So I’ll admit, I wasn’t sold on Randy and Beetle’s romance, let alone the focus of this story arc and this issue hasn’t changed that. I neither like or dislike them. Robbie and Tombstone working together, on the other hand, felt kind of cool, and I’d like to see more of that dynamic develop. Seeing these two bitter rivals try to work together was fun while it lasted, and seeing how they’ve changed since they last met felt like some kind of progress.

Thankfully, the comic doesn’t take too long to get into the action as the reluctant duo find where their kids are being held and the trap is sprung. But Tombstone displays some competent cunning here as he called in backup – The Syndicate. If you don’t remember, they’re Beetle’s all-female Sinister Six rip-off, and they’ve come to help save her.

Not too long after they show up, Spider-Man swings in to action and looking pretty darn heroic, while Robbie and Tombstone save their kids, and approve of their relationship – they secretly admit it’s supposed to be reverse psychology. The comic even has one of the main kidnappers allude to the Romeo and Juliet nature of their relationship. At this point, you get some cool shots of Spider-Man and the Syndicate fighting together, and some quirky jokes from some of the female super-villains, including Beetle.

The main weak point here is ironically Spider-Man and his narration. Nick Spencer tries to give this kind of semi-positive narration about inspiration for changing your ways, doing things other than fighting, etc. It feels misplaced and half as convincing reading it while Spidey’s punching bad guys’ lights out. Overall, the day is saved, Randy and Beetle are safe, and Spider-Man finally gets a win. Sort of.
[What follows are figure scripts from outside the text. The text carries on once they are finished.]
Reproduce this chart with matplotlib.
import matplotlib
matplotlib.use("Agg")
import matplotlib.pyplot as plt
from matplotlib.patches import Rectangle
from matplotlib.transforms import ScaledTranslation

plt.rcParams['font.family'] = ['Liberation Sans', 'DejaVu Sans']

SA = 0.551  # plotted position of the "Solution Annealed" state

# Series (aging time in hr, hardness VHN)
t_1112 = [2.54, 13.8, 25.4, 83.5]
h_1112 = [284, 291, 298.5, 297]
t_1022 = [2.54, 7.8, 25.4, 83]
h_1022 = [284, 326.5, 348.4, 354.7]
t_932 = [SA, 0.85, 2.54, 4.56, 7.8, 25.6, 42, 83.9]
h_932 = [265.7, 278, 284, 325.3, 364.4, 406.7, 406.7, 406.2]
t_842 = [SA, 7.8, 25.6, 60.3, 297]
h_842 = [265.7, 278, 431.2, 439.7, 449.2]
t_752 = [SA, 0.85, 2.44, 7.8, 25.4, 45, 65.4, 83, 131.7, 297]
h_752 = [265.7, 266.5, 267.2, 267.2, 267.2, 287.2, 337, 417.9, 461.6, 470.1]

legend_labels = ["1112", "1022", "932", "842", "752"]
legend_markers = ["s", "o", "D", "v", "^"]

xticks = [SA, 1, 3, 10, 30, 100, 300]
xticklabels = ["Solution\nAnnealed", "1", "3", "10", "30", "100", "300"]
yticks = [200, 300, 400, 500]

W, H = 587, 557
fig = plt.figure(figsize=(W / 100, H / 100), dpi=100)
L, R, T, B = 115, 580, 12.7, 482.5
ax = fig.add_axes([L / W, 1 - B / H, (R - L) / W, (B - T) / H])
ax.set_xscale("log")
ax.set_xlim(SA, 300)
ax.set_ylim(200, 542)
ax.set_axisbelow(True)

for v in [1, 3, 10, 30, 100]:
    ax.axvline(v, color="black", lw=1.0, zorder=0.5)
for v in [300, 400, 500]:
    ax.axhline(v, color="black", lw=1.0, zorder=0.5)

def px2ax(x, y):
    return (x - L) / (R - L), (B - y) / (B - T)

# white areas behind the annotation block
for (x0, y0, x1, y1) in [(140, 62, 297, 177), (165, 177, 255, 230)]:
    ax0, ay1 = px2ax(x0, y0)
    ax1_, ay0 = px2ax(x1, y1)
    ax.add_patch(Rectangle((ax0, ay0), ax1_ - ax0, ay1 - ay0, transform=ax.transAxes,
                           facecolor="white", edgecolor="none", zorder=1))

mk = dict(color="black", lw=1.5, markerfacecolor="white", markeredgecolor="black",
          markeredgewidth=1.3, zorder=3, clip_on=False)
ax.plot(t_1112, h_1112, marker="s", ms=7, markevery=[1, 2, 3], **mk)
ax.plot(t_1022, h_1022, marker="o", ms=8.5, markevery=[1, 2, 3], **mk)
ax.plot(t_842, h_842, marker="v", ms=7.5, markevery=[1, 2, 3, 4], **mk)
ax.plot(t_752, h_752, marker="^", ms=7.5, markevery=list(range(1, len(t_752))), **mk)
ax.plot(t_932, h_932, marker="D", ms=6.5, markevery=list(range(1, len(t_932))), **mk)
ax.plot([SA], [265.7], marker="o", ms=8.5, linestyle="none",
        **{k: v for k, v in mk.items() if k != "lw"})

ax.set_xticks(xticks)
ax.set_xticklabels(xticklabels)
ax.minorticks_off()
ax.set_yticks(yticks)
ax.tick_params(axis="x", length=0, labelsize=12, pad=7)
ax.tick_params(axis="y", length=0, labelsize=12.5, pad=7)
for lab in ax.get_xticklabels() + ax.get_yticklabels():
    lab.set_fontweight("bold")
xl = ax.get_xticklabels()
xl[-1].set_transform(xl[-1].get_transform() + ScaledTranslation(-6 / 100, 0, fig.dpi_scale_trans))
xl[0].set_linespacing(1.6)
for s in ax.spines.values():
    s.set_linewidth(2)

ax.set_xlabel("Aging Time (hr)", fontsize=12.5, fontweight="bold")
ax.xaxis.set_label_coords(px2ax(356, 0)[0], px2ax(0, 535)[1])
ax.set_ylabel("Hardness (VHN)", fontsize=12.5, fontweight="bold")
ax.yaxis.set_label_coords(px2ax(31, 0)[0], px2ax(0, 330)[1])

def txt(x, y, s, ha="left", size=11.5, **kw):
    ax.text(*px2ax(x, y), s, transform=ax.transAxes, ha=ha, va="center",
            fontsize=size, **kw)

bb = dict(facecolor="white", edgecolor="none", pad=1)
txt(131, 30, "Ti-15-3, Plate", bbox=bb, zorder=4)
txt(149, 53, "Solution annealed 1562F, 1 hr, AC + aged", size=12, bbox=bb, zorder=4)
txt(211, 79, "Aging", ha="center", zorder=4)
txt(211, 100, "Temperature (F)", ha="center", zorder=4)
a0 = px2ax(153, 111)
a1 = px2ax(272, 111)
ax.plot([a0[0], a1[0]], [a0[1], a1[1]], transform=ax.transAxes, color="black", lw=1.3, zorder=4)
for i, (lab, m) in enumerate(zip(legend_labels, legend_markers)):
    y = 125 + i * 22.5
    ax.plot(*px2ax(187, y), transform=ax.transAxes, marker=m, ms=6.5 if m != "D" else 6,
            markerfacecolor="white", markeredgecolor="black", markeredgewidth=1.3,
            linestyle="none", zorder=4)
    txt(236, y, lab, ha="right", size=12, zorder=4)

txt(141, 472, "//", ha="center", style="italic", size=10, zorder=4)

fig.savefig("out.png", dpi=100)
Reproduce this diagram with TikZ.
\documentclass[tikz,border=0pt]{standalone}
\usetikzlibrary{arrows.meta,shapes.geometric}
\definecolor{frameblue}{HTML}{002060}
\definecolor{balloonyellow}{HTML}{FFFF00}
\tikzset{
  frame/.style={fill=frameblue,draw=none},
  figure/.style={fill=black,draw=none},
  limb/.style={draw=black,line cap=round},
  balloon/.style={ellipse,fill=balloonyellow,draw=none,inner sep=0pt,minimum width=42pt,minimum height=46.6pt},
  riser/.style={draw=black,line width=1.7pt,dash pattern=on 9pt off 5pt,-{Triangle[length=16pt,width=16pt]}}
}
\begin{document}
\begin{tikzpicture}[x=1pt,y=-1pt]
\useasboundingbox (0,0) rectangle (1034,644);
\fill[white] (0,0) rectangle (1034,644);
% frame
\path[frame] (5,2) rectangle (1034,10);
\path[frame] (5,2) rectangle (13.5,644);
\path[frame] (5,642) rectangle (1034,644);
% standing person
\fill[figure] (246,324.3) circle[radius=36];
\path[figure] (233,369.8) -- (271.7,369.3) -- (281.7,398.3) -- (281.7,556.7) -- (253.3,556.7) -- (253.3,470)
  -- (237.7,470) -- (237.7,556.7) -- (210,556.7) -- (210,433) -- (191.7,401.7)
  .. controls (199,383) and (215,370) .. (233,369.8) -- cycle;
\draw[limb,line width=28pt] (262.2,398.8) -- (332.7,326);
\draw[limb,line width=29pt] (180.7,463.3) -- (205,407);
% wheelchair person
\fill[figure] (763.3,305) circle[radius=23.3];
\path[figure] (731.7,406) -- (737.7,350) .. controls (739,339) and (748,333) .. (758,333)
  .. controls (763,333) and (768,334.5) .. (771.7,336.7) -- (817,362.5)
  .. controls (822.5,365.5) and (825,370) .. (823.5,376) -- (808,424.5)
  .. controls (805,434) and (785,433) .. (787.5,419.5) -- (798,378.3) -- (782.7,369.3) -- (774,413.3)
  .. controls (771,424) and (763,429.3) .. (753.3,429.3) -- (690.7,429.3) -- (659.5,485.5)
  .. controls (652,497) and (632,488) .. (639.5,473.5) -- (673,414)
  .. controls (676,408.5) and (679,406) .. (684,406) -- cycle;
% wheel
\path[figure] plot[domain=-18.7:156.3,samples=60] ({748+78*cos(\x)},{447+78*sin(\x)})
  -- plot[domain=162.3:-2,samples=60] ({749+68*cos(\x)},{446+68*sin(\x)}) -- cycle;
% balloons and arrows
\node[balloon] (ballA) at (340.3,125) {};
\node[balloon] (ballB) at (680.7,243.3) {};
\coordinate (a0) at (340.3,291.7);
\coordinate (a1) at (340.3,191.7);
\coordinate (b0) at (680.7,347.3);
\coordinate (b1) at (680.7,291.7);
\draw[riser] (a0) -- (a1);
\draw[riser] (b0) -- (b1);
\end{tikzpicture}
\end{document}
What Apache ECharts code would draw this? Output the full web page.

After the fighting’s over, we get some wrap ups and setup for the final issue of this arc. Randy and Beetle decide they’re moving in together, only seconds after making out. Norman’s enlisting some help from an obscured patient in Ravencroft. Meanwhile, Peter’s out with Gog looking for Boomerang, while his narration sets up another team-up in the next issue with the Defenders, Jessica Drew aka Spider-Woman, and Wolverine.

Final Thoughts:

Amazing Spider-Man #65 delivers a fast ride to resolve this Romeo & Juliet kidnapping and get things set up for the story arc’s true conclusion. If you’re not sold on Randy & Beetle, this issue might sell you on Robbie & Tombstone working together. Maybe. But this issue’s real strength is how fast it gets you to the real meat and bones of this comic and straight to the action you want to see.